Top coal exporter Australia has blocked a major mine proposed near the Great Barrier Reef under environmental laws.

Environment Minister Tanya Plibersek announced her final decision on the Central Queensland Coal Project on Twitter on Wednesday, saying in a video that she had received more than 9,000 public submissions on the mine in just 10 business days.

It is the first time that an Australian minister has rejected a proposed coal mine under the country’s Environment Protection and Biodiversity Conservation Act. That marks a major turnaround for Australia, long seen as a global climate laggard and one of the world’s biggest per-capita polluters because of its huge coal and natural gas export industries.

“I’ve decided that the adverse environmental impacts are simply too great,” Plibersek said in her Twitter message. “The mine is an open cut coal mine less than 10 kilometers (6 miles) from the Great Barrier Reef and the risk of pollution and irreversible damage to the Reef is very real.”

Coal is Australia’s biggest export after iron ore and the proposed mine was among a raft of projects that would significantly increase emissions in the nation.
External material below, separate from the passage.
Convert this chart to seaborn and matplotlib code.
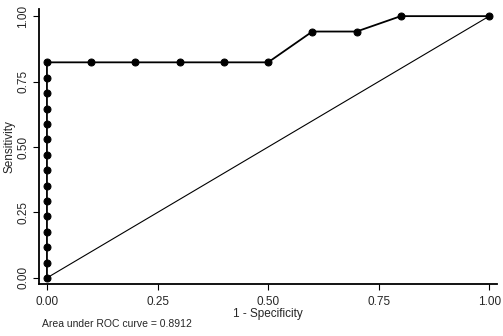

Central Queensland Coal proposed extracting as much as 10 million tons of thermal and coking coal a year over a lifespan of about 24 years, according to the Queensland government. The project is owned by Clive Palmer, a vocal businessman who’s used his mining sector fortune to make forays into politics.

Australia is the world’s biggest exporter of metallurgical coal and only trails Indonesia in shipments of thermal coal. The center-left Labor government elected in May has been attempting to step up Australia’s action on climate change, pledging to reduce emissions by 43% by 2030 from 2005 levels.